Dive Brief:
- The Consumer Financial Protection Bureau plans to hire attorneys, economists and paralegals to expand its enforcement team, according to a Monday blog post.
- The government agency plans to hire about 75 people over the course of 2024, according to a presentation at a Tuesday information session.
- The expansion of the enforcement team is meant “to send a clear deterrent message to entities that are within our authority,” CFPB enforcement attorney Molly McOwen said during the information session aimed at candidates for jobs at the agency.
Dive Insight:
Late last year, the agency targeted a 50% expansion of the enforcement division, according to an October report by American Banker, which estimated at that time that the team employed about 150 staff.
The blog post and the event highlighted the bureau’s aim to hire specialized staff for increased oversight, including of technology companies. When asked about the role that the new technology-focused staff would play, a bureau spokesperson said the following by email: “The addition of technologists to enforcement will increase the CFPB’s capacity to enforce the law when violations result from a broad array of emerging technologies.”
The agency used Monday’s blog post to tout its accomplishments over the last year. The CFPB filed 29 enforcement actions and resolved six previously-filed lawsuits. Those orders resulted in compensation to consumers of about $3.07 billion and civil penalties of about $498 million.
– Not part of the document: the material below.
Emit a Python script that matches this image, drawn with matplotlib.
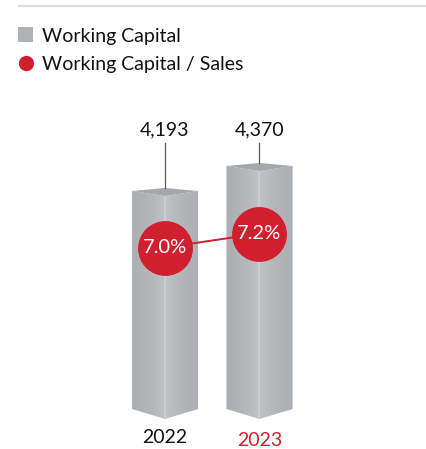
import numpy as np
import matplotlib
matplotlib.use("Agg")
import matplotlib.pyplot as plt
from matplotlib.patches import Polygon, Rectangle
from matplotlib.lines import Line2D
import matplotlib.transforms as mtransforms

plt.rcParams['font.family'] = ['Lato', 'DejaVu Sans']

years = ["2022", "2023"]
working_capital = [4193, 4370]
wc_to_sales = [7.0, 7.2]
value_labels = ["4,193", "4,370"]
pct_labels = ["7.0%", "7.2%"]
year_colors = ["#111111", "#d0202f"]

RED = "#d0202f"
GRAY = "#b0b3b6"

W, H = 427, 449
fig = plt.figure(figsize=(W / 100, H / 100), dpi=100)
ax = fig.add_axes([0, 0, 1, 1])
ax.set_axis_off()

# value axis is truncated: the bars start well above zero
base = 2650
px = 7.078                      # value units per pixel
ax.set_ylim(base - 40 * px, 4370 + 166 * px)
ax.set_xlim(-165 / 94.5, (W - 165) / 94.5)

x = np.arange(len(years))
bw = 0.70
bars = ax.bar(x, np.array(working_capital) - base, bottom=base, width=bw,
              color=GRAY, edgecolor="none", zorder=2)

# horizontal shading for the two visible faces of each prism
grad = np.linspace(0, 1, 256)
shade = np.concatenate([grad, grad[::-1]])
face_cmap = matplotlib.colors.LinearSegmentedColormap.from_list(
    "face", ["#acafb2", "#b3b6b9", "#c0c3c6"])
d_top = 5 * px
d_bot = 10 * px
d_back = 3 * px
ylo, yhi = ax.get_ylim()
trans = mtransforms.blended_transform_factory(ax.transData, ax.transAxes)
for xi, v, bar in zip(x, working_capital, bars):
    hw = bw / 2
    img = ax.imshow(shade[None, :], cmap=face_cmap, aspect="auto",
                    extent=[xi - hw, xi + hw, base - d_bot, v + d_back],
                    zorder=3, interpolation="bilinear")
    body = Polygon([(xi - hw, v), (xi, v - d_top), (xi + hw, v),
                    (xi + hw, base), (xi, base - d_bot), (xi - hw, base)],
                   closed=True, transform=ax.transData)
    img.set_clip_path(body)
    bar.set_visible(False)
    # bright front edge
    ax.plot([xi, xi], [v - d_top, base - d_bot], color="#cdd0d2", lw=1.2,
            zorder=4, solid_capstyle="butt")
    # top cap
    ax.add_patch(Polygon([(xi - hw, v), (xi, v + d_back), (xi + hw, v),
                          (xi, v - d_top)], closed=True,
                         facecolor="#a4a7ab", edgecolor="none", zorder=4))
    # leader line up to the value label
    top_frac = (v + d_back - ylo) / (yhi - ylo)
    ax.plot([xi, xi], [top_frac, 1 - 143 / H], transform=trans,
            color="#5a5a5a", lw=0.9, zorder=5)

for xi, lab in zip(x, value_labels):
    ax.text(xi, 1 - 135 / H, lab, transform=trans, ha="center",
            va="baseline", fontsize=14, color="#111111")

year_base = [443, 446]
for xi, lab, c, yb in zip(x, years, year_colors, year_base):
    ax.text(xi, 1 - yb / H, lab, transform=trans, ha="center",
            va="baseline", fontsize=14, color=c)

# ratio series on its own scale
ax2 = ax.twinx()
ax2.set_axis_off()
ax2.set_ylim(7.0 - (H - 247.5) / 70, 7.0 + 247.5 / 70)
ax2.set_xlim(ax.get_xlim())
ax2.plot(x, wc_to_sales, color=RED, lw=1.4, zorder=5)
ax2.plot(x, wc_to_sales, "o", color=RED, markersize=39.5,
         markeredgewidth=0, zorder=6)
for xi, v, lab in zip(x, wc_to_sales, pct_labels):
    ax2.text(xi, v, lab, ha="center", va="center", fontsize=14.5,
             color="white", zorder=7)

# header rule and legend
fig.add_artist(Line2D([19 / W, 1], [1 - 6 / H, 1 - 6 / H], color="#dcdcdc",
                      lw=1.6))
fig.add_artist(Rectangle((18 / W, 1 - 42 / H), 15 / W, 15 / H,
                         facecolor=GRAY, edgecolor="none"))
fig.add_artist(Line2D([26 / W], [1 - 63 / H], marker="o", color=RED,
                      markersize=11, markeredgewidth=0))
fig.text(42 / W, 1 - 42 / H, "Working Capital", fontsize=14,
         color="#111111", va="baseline", ha="left")
fig.text(42 / W, 1 - 70 / H, "Working Capital / Sales", fontsize=14,
         color="#111111", va="baseline", ha="left")

fig.savefig("out.png", dpi=100)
In one July example of the bureau’s work last year, it fined Bank of America $250 million. The federal regulator alleged the bank opened fake accounts and saddled customers with junk fees.
This year, the bureau has multiple payments issues to consider, based on actions initiated last year. Last September, it released a report scrutinizing Apple and Google’s control of mobile contactless payments. Then in November, it proposed a rule that would extend its reach to over a dozen payment technology companies. A group of U.S. senators wrote to the bureau in December asking it to focus on buy now, pay later companies. And this month, the CFPB said it will issue guidance on earned wage access firms.
Underpinning all of these actions is Director Rohit Chopra’s vision of open banking, which he has said will give consumers greater control over their financial data by requiring banks to share such data with third parties like fintechs. Chopra proposed an open banking rule last October.
But while the agency pursues Chopra’s goal of open banking, the CFPB must still face an existential threat in the form of a Supreme Court case. The case, which was argued before the court last October, challenges the funding structure of the bureau.
Monday’s blog post signals that the bureau feels confident that it will not be handed a loss by the court, Norton Rose Fulbright senior counsel Eamonn Moran said in a Tuesday interview. Moran, who specializes in consumer financial services, previously worked as a CFPB attorney, according to his LinkedIn profile.
“If they’re looking to add this many people, it’s probably going to increase the budget,” Moran said. “They must not be planning for the Supreme Court to come out and say that the funding structure is unconstitutional.”